Town officials have done their part and now only can take a “wait and see” approach as to what may happen with the prospective sale of the local pulp and paper mill.
During Monday night’s committee of the whole meeting, Mayor June Caul said she and Fort Frances CAO Doug Brown have been working “very hard to try to push forward the business deal between Resolute Forest Products and Repap Resources Group.
She noted they have sent letters to various ministers, and that she has been on several phone calls with Energy, Northern Development and Mines, and Indigenous Affairs minister Greg Rickford, Finance minister Vic Fedeli, and others regarding the matter.
“We’ve had a good feeling about the conversations we’ve had now,” Mayor Caul remarked.
“Now what we need to do is just wait and see what’s going to happen as far as one company dealing with another in a business transaction,” she added.
Mayor Caul noted town representatives had a chance to speak with both Rickford and Sean Twomey of Repap during the Rainy River District Municipal Association’s annual general meeting held Jan. 19 in Stratton, and indicated to Twomey that the town wants to help in any way it possibly can.
“Please understand that, as much as we are doing, we are kind of now just waiting to see what happens in negotiations with the two companies,” she stressed.
In order for Repap to buy and restart the mill, it’s paramount it has access to a wood fibre supply.
Mayor Caul and Brown met with the Standing Committee on Finance and Economic Affairs during a provincial pre-budget consultation in Dryden back on Jan. 21.
At that time, they expressed their concern about the prospective owner having wood rights to the Crossroute Forest.
“We are doing what we can, for sure,” the mayor reiterated. “We are just kind of in a wait-and-see mode to see if anything’s going to develop there.”
As previously reported, if Repap purchases and restarts the mill, it intends to make packing grade and extensible sack kraft. This would be used to make cement or sugar bags, to cite two examples.
The restart of the mill would support 320 direct jobs being created for Rainy River District.

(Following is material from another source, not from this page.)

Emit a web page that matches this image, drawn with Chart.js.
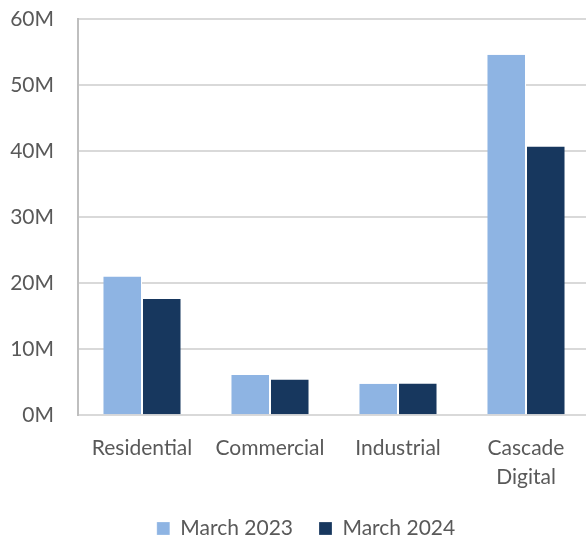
<!DOCTYPE html>
<html>
<head>
<meta charset="utf-8">
<script src="https://cdn.jsdelivr.net/npm/chart.js@4.4.0/dist/chart.umd.min.js"></script>
<style>
  html, body { margin: 0; padding: 0; background: #fff; overflow: hidden; }
  #wrap { width: 590px; height: 538px; }
</style>
</head>
<body>
<div id="wrap"><canvas id="segChart"></canvas></div>
<script>
// Segment totals, in millions
const segments = [['Residential'], ['Commercial'], ['Industrial'], ['Cascade', 'Digital']];
const march2023 = [21.0, 6.1, 4.75, 54.6];
const march2024 = [17.6, 5.4, 4.8, 40.7];
const yTicks = [0, 10, 20, 30, 40, 50, 60];

const textColor = '#595959';
const baseFont = { family: "Lato, 'Open Sans', sans-serif", size: 21, lineHeight: 1.4 };

// nudge the legend row a bit to the right of the canvas centre
const legendShift = {
  id: 'legendShift',
  afterLayout(chart) {
    const lg = chart.legend;
    if (lg) { lg.left += 11; lg.right += 11; }
  }
};

const ctx = document.getElementById('segChart').getContext('2d');
new Chart(ctx, {
  type: 'bar',
  data: {
    labels: segments,
    datasets: [
      {
        label: 'March 2023',
        data: march2023,
        backgroundColor: '#8eb4e3',
        borderColor: '#ffffff',
        borderWidth: { left: 0, right: 1, top: 0, bottom: 0 },
        borderSkipped: false
      },
      {
        label: 'March 2024',
        data: march2024,
        backgroundColor: '#17375e',
        borderColor: '#ffffff',
        borderWidth: { left: 1, right: 0, top: 0, bottom: 0 },
        borderSkipped: false
      }
    ]
  },
  plugins: [legendShift],
  options: {
    responsive: true,
    maintainAspectRatio: false,
    animation: false,
    layout: { padding: { top: 0, left: 0, right: 0, bottom: -11 } },
    datasets: {
      bar: { categoryPercentage: 0.605, barPercentage: 1.0 }
    },
    plugins: {
      legend: {
        position: 'bottom',
        labels: {
          boxWidth: 13,
          boxHeight: 13,
          padding: 26,
          color: textColor,
          font: baseFont
        }
      },
      tooltip: { enabled: false }
    },
    scales: {
      x: {
        grid: { display: false },
        border: { display: false },
        ticks: {
          color: textColor,
          font: baseFont,
          padding: 10,
          maxRotation: 0
        },
        afterFit: scale => { scale.height -= 10; }
      },
      y: {
        min: 0,
        max: 60,
        afterBuildTicks: axis => {
          axis.ticks = yTicks.map(v => ({ value: v }));
        },
        afterFit: scale => {
          scale.width = 78;
          scale.paddingTop = 19;
        },
        grid: {
          color: '#d9d9d9',
          lineWidth: 2,
          drawTicks: false
        },
        border: { display: true, color: '#bfbfbf', width: 2 },
        ticks: {
          color: textColor,
          font: baseFont,
          padding: 24,
          callback: v => v + 'M'
        }
      }
    }
  }
});
</script>
</body>
</html>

It also will result in $91 million in direct economic activity and support an additional 350 jobs–all of which will provide taxes and economic growth.
Also at Monday evening’s meeting, council:
•appointed Nicke Paddock to the Sunny Cove Camp Advisory Committee for a term ending Nov. 14, 2022;
•appointed Linda Hamilton to the local Police Services Board for a term ending Nov. 14, 2022;
•approved a report re: the 2018-19 provincial dedicated gas tax program and agreed to authorize the execution of a letter of agreement with the Ministry of Transportation for submission by Jan. 31 (council also passed a supporting municipal bylaw);
•received a financial request from the Heart of the Continent Partnership, with no further action to be taken;
•received a financial request from Thunder Bay Regional Health Sciences Foundation and agreed to write a letter supporting its endeavour in principle at this time, with consideration to be given in 2020;
•agreed to approve the write-off of the 2012 Provincial Offences Act (POA) accounts receivable in the amount of $16,670.30 for accounting purposes only, recognizing this does not absolve a convicted offender from the requirement to pay a fine as debts to the Crown are owed in perpetuity and never forgiven;
•agreed there be no change to the invoice for the cost associated with the call-out for a plugged sewer at 279 Scott St. on Dec. 1, 2018; and
•agreed that a pull-behind sidewalk sanding trailer and sweeper attachment for the trackless sidewalk machine be purchased from Joe Johnson Equipment for $23,400, plus applicable taxes, without trying to obtain three quotations as per the town’s procurement policy.